» Brief
Give the number of lines holding the string "with" and nothing more.

begin Material supplied

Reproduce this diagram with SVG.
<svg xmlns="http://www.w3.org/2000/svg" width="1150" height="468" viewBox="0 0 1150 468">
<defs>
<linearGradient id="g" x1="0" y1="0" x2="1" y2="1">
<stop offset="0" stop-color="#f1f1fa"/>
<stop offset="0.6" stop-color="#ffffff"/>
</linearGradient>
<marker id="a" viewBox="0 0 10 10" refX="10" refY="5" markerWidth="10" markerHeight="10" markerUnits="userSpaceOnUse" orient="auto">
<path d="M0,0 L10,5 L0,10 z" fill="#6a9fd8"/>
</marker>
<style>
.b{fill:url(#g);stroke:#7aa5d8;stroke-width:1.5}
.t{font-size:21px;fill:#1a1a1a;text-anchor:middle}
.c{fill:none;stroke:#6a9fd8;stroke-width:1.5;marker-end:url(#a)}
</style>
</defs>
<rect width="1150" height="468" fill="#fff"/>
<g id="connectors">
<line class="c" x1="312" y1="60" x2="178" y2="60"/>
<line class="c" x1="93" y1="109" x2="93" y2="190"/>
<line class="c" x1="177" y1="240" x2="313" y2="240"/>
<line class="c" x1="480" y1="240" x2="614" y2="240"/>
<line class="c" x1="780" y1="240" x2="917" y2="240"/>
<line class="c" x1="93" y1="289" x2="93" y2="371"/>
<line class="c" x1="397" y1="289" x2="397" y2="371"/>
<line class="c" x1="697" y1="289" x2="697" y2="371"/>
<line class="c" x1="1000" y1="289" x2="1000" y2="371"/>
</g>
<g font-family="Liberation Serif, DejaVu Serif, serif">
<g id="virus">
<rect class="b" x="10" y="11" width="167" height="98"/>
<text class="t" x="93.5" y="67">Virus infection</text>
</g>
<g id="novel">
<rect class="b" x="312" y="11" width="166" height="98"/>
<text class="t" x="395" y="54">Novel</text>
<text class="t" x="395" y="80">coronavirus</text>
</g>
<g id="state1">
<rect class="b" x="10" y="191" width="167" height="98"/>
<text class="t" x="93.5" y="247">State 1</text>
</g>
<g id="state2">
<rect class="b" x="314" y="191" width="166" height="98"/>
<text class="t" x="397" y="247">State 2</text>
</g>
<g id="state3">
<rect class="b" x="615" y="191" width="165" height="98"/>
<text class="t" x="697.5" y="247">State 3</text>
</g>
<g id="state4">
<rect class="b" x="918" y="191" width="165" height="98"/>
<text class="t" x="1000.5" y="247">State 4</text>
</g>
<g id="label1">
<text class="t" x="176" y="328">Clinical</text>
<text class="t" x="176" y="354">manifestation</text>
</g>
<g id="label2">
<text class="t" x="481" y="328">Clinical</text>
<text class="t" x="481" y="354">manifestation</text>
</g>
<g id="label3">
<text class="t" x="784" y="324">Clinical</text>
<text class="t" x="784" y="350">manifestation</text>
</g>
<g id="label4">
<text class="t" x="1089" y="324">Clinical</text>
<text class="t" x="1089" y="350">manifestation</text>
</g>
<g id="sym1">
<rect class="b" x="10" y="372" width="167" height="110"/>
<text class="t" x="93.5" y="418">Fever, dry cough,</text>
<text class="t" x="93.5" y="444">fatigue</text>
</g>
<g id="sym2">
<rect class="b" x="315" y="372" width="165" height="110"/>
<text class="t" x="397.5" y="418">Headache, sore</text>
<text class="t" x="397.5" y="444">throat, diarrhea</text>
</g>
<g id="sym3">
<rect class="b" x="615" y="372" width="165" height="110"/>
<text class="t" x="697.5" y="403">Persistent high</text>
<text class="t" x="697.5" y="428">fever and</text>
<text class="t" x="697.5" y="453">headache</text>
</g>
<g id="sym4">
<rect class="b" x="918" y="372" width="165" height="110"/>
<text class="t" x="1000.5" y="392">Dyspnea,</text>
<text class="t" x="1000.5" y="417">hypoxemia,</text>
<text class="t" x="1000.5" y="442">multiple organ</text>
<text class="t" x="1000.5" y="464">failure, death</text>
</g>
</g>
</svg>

end Material supplied
begin Material supplied

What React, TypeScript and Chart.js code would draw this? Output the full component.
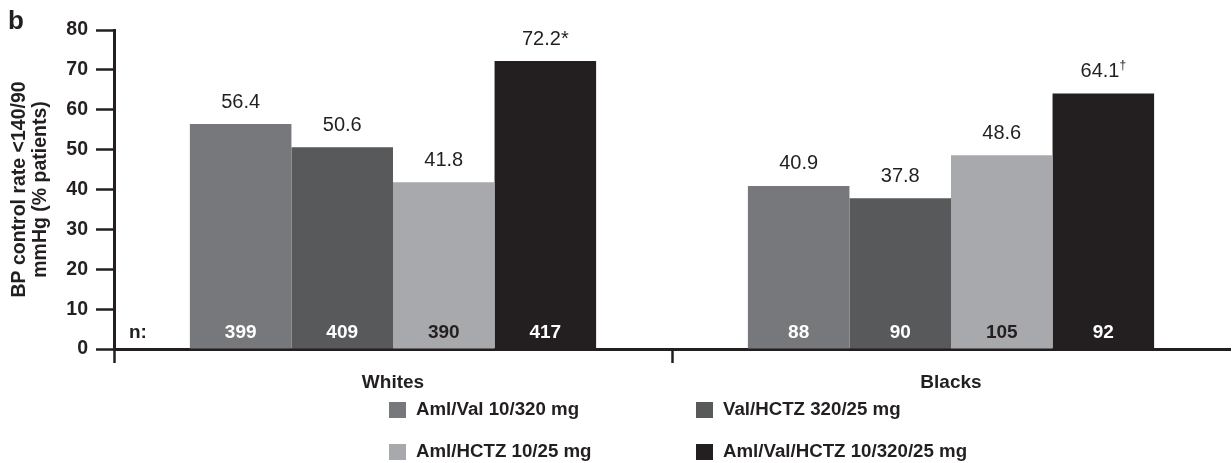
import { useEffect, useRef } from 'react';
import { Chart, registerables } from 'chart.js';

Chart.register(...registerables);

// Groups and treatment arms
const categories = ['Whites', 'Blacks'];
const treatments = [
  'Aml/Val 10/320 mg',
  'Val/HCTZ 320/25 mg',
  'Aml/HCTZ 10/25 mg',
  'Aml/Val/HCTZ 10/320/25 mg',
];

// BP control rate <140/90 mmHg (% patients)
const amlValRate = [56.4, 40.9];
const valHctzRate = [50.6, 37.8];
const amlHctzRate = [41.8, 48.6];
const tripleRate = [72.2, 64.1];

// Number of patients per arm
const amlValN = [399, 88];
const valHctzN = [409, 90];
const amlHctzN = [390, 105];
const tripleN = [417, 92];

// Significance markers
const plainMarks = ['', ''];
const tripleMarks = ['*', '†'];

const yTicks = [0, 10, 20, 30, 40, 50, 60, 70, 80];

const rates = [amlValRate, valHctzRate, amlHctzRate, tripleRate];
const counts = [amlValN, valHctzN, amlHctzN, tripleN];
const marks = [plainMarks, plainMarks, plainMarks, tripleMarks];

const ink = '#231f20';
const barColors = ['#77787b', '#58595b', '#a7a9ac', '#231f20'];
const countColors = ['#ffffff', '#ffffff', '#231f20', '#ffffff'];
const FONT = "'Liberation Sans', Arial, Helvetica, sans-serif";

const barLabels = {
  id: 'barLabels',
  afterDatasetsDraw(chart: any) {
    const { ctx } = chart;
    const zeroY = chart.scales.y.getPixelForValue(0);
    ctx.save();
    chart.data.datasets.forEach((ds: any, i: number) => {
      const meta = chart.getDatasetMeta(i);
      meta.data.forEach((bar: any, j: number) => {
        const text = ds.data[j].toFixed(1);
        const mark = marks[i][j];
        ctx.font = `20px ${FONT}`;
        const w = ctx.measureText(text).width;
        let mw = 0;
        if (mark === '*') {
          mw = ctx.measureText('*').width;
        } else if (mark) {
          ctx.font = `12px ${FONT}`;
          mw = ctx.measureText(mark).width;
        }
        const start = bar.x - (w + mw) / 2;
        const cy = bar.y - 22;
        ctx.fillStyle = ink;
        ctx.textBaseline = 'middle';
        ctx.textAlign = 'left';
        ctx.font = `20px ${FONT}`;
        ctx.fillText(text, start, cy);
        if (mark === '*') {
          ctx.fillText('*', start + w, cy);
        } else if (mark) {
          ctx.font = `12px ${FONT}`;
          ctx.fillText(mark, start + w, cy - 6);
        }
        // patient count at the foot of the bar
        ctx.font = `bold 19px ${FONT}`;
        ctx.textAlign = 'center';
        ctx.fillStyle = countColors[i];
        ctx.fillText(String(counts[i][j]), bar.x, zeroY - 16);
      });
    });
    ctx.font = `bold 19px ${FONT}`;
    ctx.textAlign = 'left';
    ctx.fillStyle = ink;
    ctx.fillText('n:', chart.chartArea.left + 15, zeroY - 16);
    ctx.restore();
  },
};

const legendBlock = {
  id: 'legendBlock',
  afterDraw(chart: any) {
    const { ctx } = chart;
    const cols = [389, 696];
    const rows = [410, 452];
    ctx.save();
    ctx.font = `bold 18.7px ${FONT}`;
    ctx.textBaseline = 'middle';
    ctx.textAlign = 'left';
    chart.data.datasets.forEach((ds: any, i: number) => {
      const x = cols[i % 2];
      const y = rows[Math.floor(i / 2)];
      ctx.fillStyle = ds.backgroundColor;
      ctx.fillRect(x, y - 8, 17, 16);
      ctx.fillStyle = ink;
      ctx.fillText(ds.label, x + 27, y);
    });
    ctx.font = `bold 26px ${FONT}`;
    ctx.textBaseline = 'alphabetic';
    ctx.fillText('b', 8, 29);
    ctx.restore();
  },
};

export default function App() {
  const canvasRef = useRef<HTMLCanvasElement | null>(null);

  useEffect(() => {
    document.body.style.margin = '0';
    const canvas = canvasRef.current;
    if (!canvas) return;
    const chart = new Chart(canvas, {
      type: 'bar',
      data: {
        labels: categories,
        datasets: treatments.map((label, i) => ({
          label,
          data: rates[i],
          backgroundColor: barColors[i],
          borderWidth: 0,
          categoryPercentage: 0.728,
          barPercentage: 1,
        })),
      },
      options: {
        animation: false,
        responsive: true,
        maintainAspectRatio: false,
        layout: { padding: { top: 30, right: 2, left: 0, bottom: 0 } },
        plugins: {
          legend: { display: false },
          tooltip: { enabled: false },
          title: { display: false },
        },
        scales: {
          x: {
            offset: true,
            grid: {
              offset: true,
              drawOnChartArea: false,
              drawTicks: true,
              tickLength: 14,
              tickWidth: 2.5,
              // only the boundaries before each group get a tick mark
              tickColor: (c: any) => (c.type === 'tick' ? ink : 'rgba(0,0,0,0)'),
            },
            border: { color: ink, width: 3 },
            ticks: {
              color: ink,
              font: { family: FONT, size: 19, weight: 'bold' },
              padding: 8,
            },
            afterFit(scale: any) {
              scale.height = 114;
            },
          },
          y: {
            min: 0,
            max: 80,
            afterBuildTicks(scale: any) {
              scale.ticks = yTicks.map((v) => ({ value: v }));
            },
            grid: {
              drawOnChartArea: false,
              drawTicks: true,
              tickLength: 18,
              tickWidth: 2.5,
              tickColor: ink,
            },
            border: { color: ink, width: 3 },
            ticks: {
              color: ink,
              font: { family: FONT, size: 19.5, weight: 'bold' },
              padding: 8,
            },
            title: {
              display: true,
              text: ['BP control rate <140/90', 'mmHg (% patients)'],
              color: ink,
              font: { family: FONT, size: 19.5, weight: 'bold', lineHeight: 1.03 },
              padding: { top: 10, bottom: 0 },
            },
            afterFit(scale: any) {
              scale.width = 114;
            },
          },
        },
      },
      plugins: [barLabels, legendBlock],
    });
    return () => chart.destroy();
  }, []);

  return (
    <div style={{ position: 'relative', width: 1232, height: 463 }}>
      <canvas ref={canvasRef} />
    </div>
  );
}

end Material supplied
begin Material supplied

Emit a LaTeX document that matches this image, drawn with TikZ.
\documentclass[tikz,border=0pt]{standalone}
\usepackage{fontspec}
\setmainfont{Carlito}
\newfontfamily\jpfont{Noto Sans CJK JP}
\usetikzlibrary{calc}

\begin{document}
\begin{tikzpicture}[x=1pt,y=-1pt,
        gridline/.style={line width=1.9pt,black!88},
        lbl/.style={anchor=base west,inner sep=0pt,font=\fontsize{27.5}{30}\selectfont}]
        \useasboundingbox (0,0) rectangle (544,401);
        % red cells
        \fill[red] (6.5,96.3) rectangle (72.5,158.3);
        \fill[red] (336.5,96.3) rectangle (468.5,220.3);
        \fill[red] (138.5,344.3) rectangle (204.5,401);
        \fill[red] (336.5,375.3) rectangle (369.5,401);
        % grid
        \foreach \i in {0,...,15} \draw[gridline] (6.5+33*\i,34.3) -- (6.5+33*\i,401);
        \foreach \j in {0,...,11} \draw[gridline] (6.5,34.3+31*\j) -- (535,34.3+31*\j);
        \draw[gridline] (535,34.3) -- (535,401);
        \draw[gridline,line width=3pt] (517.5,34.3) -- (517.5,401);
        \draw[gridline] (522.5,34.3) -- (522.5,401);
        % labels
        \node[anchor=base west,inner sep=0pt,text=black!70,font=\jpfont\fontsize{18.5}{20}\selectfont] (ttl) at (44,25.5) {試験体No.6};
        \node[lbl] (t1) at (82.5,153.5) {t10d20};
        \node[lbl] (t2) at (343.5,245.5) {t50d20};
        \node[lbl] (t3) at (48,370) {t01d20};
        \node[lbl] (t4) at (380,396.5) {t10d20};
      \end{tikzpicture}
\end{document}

end Material supplied

» The solution
2